Data segment:
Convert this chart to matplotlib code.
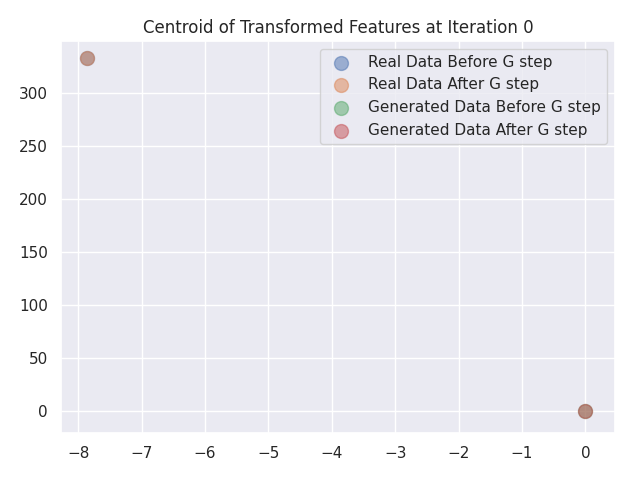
import matplotlib
matplotlib.use("Agg")
import matplotlib.pyplot as plt
import seaborn as sns

sns.set_theme(style="darkgrid")

labels = ["Real Data Before G step", "Real Data After G step",
          "Generated Data Before G step", "Generated Data After G step"]
xs = [[-7.87], [-7.87], [0.0], [0.0]]
ys = [[333.0], [333.0], [0.0], [0.0]]

fig, ax = plt.subplots(figsize=(6.4, 4.8), dpi=100)
for lab, x, y in zip(labels, xs, ys):
    ax.scatter(x, y, s=100, alpha=0.5, label=lab)
ax.set_title("Centroid of Transformed Features at Iteration 0")
ax.set_xlim(-8.273, 0.469)
ax.set_ylim(-21.1, 349.1)
ax.legend(loc="upper right")
fig.subplots_adjust(left=0.0953, right=0.961, top=0.9146, bottom=0.0979)
fig.savefig("out.png")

Aim: Make an exact copy of the lines from the top of the material through the line with "ys = [[333.0], [333.0], [0.0], [0.0]]", pictures excluded.

The reply:
Convert this chart to matplotlib code.
import matplotlib
matplotlib.use("Agg")
import matplotlib.pyplot as plt
import seaborn as sns

sns.set_theme(style="darkgrid")

labels = ["Real Data Before G step", "Real Data After G step",
          "Generated Data Before G step", "Generated Data After G step"]
xs = [[-7.87], [-7.87], [0.0], [0.0]]
ys = [[333.0], [333.0], [0.0], [0.0]]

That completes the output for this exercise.